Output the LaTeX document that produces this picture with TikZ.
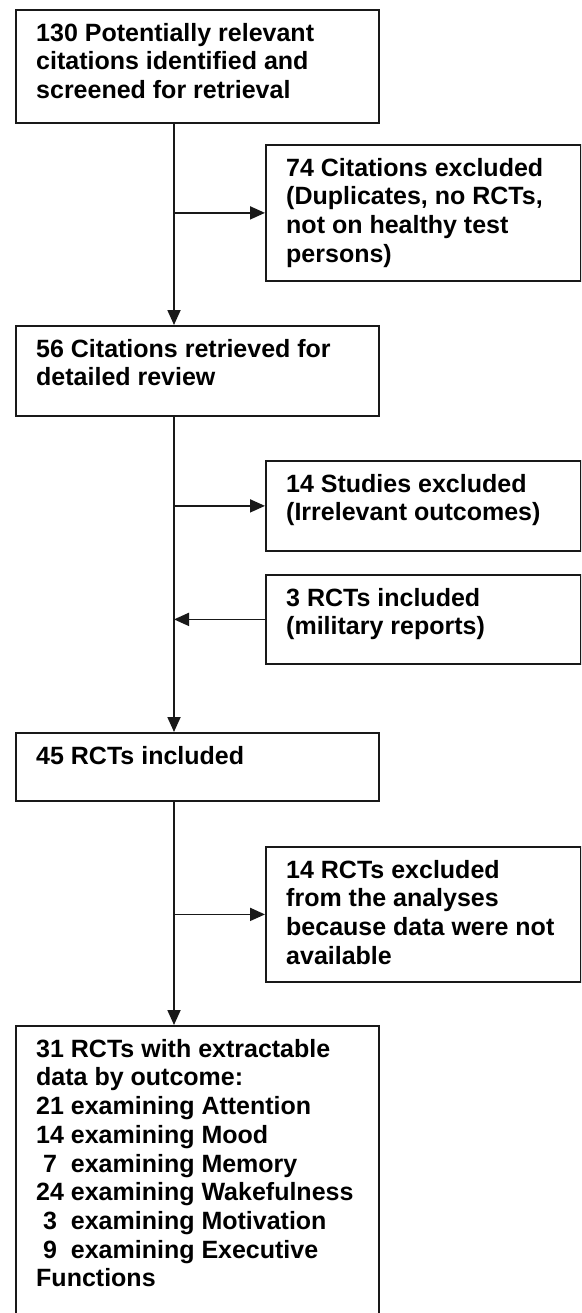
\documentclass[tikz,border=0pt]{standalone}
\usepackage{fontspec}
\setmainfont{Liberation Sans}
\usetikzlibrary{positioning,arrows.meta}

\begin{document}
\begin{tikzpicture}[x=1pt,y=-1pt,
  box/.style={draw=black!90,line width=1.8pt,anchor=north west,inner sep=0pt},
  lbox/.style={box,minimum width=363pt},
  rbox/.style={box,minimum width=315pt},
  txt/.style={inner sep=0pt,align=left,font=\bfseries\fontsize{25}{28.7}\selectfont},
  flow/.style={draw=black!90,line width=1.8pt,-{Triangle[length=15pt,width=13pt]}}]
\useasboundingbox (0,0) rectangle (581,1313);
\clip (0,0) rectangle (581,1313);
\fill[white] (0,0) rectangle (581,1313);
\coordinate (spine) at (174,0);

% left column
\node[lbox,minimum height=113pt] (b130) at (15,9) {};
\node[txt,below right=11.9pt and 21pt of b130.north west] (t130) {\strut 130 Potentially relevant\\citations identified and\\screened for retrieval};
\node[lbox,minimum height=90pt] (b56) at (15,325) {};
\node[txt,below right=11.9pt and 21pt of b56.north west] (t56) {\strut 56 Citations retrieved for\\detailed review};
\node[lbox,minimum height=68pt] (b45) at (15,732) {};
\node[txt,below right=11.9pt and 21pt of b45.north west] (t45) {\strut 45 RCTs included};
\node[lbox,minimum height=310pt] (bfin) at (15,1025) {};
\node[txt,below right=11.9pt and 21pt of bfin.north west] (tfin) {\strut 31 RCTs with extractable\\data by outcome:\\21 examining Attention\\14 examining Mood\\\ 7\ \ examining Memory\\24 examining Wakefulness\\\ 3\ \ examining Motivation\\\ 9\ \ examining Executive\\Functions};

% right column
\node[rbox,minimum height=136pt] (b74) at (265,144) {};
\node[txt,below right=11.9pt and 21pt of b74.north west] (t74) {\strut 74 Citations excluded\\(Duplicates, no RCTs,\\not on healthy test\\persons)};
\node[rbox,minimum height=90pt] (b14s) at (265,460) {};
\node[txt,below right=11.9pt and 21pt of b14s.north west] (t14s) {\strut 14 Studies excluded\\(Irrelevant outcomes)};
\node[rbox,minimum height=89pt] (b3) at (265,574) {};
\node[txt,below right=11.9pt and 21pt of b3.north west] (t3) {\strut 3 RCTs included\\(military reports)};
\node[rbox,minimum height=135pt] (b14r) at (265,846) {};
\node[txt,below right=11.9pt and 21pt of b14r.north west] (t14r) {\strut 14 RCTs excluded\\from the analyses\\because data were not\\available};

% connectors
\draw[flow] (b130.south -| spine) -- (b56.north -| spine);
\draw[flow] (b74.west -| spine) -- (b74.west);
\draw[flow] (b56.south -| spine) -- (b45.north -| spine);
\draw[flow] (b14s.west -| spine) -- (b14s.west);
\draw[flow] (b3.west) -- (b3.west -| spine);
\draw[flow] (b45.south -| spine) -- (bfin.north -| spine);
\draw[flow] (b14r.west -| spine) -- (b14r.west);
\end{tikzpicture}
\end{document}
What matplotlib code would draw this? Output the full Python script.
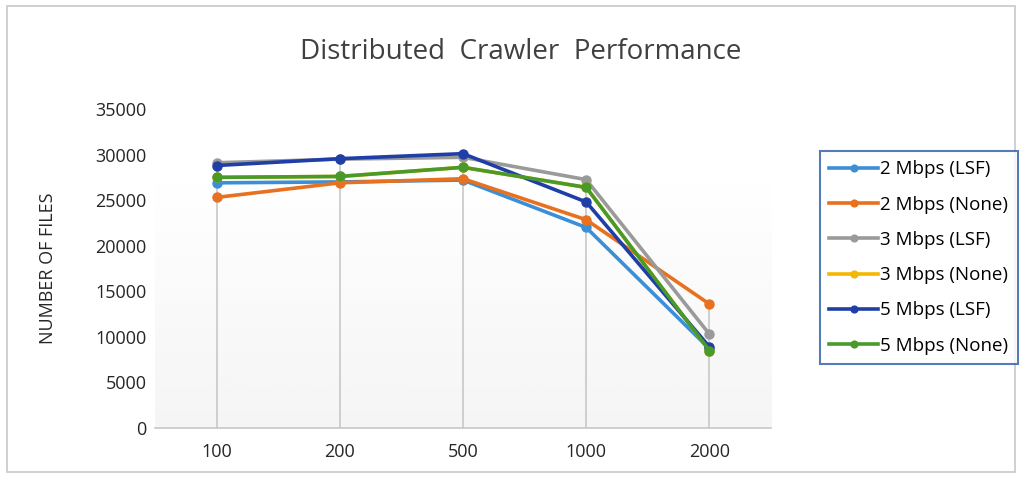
----
» **Instruction**:
Make a word-for-word copy of the entries, without any pictures.

» **Exercise output**:
Output the LaTeX document that produces this picture with TikZ.
\documentclass[tikz,border=0pt]{standalone}
\usepackage{fontspec}
\setmainfont{Liberation Sans}
\usetikzlibrary{positioning,arrows.meta}

\begin{document}
\begin{tikzpicture}[x=1pt,y=-1pt,
  box/.style={draw=black!90,line width=1.8pt,anchor=north west,inner sep=0pt},
  lbox/.style={box,minimum width=363pt},
  rbox/.style={box,minimum width=315pt},
  txt/.style={inner sep=0pt,align=left,font=\bfseries\fontsize{25}{28.7}\selectfont},
  flow/.style={draw=black!90,line width=1.8pt,-{Triangle[length=15pt,width=13pt]}}]
\useasboundingbox (0,0) rectangle (581,1313);
\clip (0,0) rectangle (581,1313);
\fill[white] (0,0) rectangle (581,1313);
\coordinate (spine) at (174,0);

% left column
\node[lbox,minimum height=113pt] (b130) at (15,9) {};
\node[txt,below right=11.9pt and 21pt of b130.north west] (t130) {\strut 130 Potentially relevant\\citations identified and\\screened for retrieval};
\node[lbox,minimum height=90pt] (b56) at (15,325) {};
\node[txt,below right=11.9pt and 21pt of b56.north west] (t56) {\strut 56 Citations retrieved for\\detailed review};
\node[lbox,minimum height=68pt] (b45) at (15,732) {};
\node[txt,below right=11.9pt and 21pt of b45.north west] (t45) {\strut 45 RCTs included};
\node[lbox,minimum height=310pt] (bfin) at (15,1025) {};
\node[txt,below right=11.9pt and 21pt of bfin.north west] (tfin) {\strut 31 RCTs with extractable\\data by outcome:\\21 examining Attention\\14 examining Mood\\\ 7\ \ examining Memory\\24 examining Wakefulness\\\ 3\ \ examining Motivation\\\ 9\ \ examining Executive\\Functions};

% right column
\node[rbox,minimum height=136pt] (b74) at (265,144) {};
\node[txt,below right=11.9pt and 21pt of b74.north west] (t74) {\strut 74 Citations excluded\\(Duplicates, no RCTs,\\not on healthy test\\persons)};
\node[rbox,minimum height=90pt] (b14s) at (265,460) {};
\node[txt,below right=11.9pt and 21pt of b14s.north west] (t14s) {\strut 14 Studies excluded\\(Irrelevant outcomes)};
\node[rbox,minimum height=89pt] (b3) at (265,574) {};
\node[txt,below right=11.9pt and 21pt of b3.north west] (t3) {\strut 3 RCTs included\\(military reports)};
\node[rbox,minimum height=135pt] (b14r) at (265,846) {};
\node[txt,below right=11.9pt and 21pt of b14r.north west] (t14r) {\strut 14 RCTs excluded\\from the analyses\\because data were not\\available};

% connectors
\draw[flow] (b130.south -| spine) -- (b56.north -| spine);
\draw[flow] (b74.west -| spine) -- (b74.west);
\draw[flow] (b56.south -| spine) -- (b45.north -| spine);
\draw[flow] (b14s.west -| spine) -- (b14s.west);
\draw[flow] (b3.west) -- (b3.west -| spine);
\draw[flow] (b45.south -| spine) -- (bfin.north -| spine);
\draw[flow] (b14r.west -| spine) -- (b14r.west);
\end{tikzpicture}
\end{document}
What matplotlib code would draw this? Output the full Python script.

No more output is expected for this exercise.